Ofer Cohen, an investment sales broker and founder of Brooklyn-focused brokerage TerraCRG, said “large semi-institutional families and institutional investors” from Europe had been expressing interest in Brooklyn apartment buildings recently because they weren’t afraid of rent regulation. Germany, for example, has rent regulation written into its legal code, and Berlin recently tightened its rent control to ban almost all rent increases for the next five years.
He added that many local investors who are wary of buying in the five boroughs right now are looking at cheaper cities instead.
“Before you buy another 1,000 units here, you’re going to look in Texas; you’re going to look in other states,” said Cohen. “There’s also a sense that politics are increasingly going against business in New York State. If you have a choice, you will diversify.”
Shaun Riney, a broker who focuses on multifamily sales at Marcus & Millichap, said that many small and mid-sized landlords are trying to sell because they don’t see many other options.
“We’ve put a lot of newer listings on the market from people who wouldn’t sell if there were any other way of making money,” Riney noted. “What the [state] has done has stripped out all the ways of making money from rent-stabilized buildings.”
He added that “there’s a lifestyle choice that also comes into factor. You’re asking people to show up every day, work 60 hours a week and have no idea if they’re going to increase their net operating income. And you are targeted and treated like you’re an evil person at every step. There’s a lot of people doing that lifestyle gut check feeling like, ‘This is not how I want to live my life.’ ”
Larger buildings with 50 or more apartments are still selling, Riney explained, because those properties attract institutional buyers and local real estate families with cash to spend. But “there’s very little buyer action” on 10- to 40-unit buildings like 2301 Broadway. “There’s just nobody that wants it.”
However, the new rent laws aren’t the only issues making New York City landlords nervous.
A State Supreme Court judge last month to overturned the Inwood neighborhood rezoning, which was originally approved by the City Council in 2018. Justice Verna Saunders argued that the city’s environmental review process failed to property analyze the socioeconomic impacts of the rezoning, including the displacement of residential tenants and minority- and women-owned businesses.

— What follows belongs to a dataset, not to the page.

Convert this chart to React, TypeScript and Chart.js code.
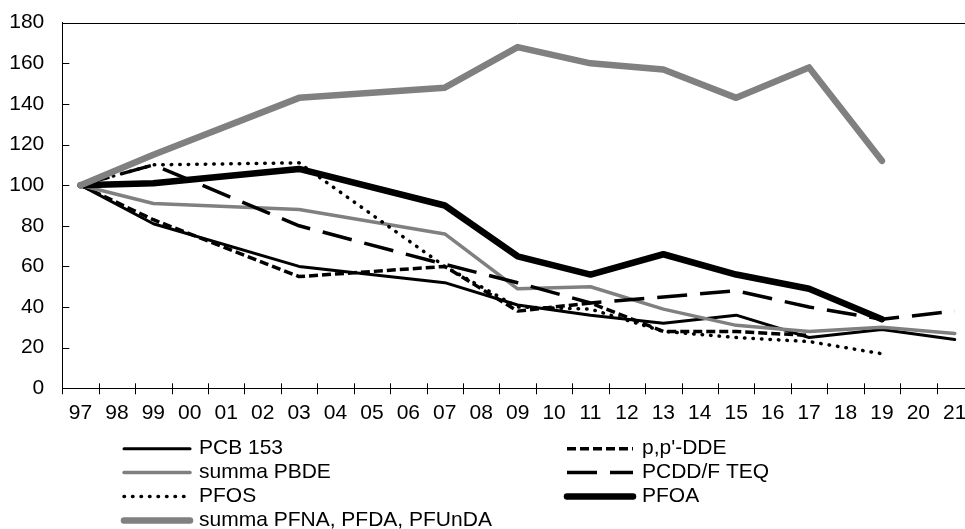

Andrew Sasson, an investment sales broker at Ackman-Ziff, called the Inwood decision “the most terrifying thing I’ve ever seen in New York City real estate. You have people in Inwood that may have lost 70 to 80 percent of the equity from that rezoning in one night. I don’t think there could be anything worse.”
He also pointed to the proposed Bushwick rezoning, which faces strong opposition from local Councilmember Antonio Reynoso and is unlikely to move forward, as another example of the headwinds facing real estate in the city.
Longtime owners of two to five buildings are the ones looking to sell at the moment, he said. They want to unload their properties because they realize the rent laws may not change for at least five years, Sasson explained, and they don’t want to wait that long because the economic outlook could be worse by then. And folks who can afford to buy right now are “families who own massive portfolios in the neighborhoods they’re already in and operators who partner with funds.”
But he argued that the biggest contributors to the slowdown in apartment building sales are sellers who expect pre-rent-reform prices.
“I think until sellers come to the table and realize what the reality is, it’s going to be tough for more transactions to happen.”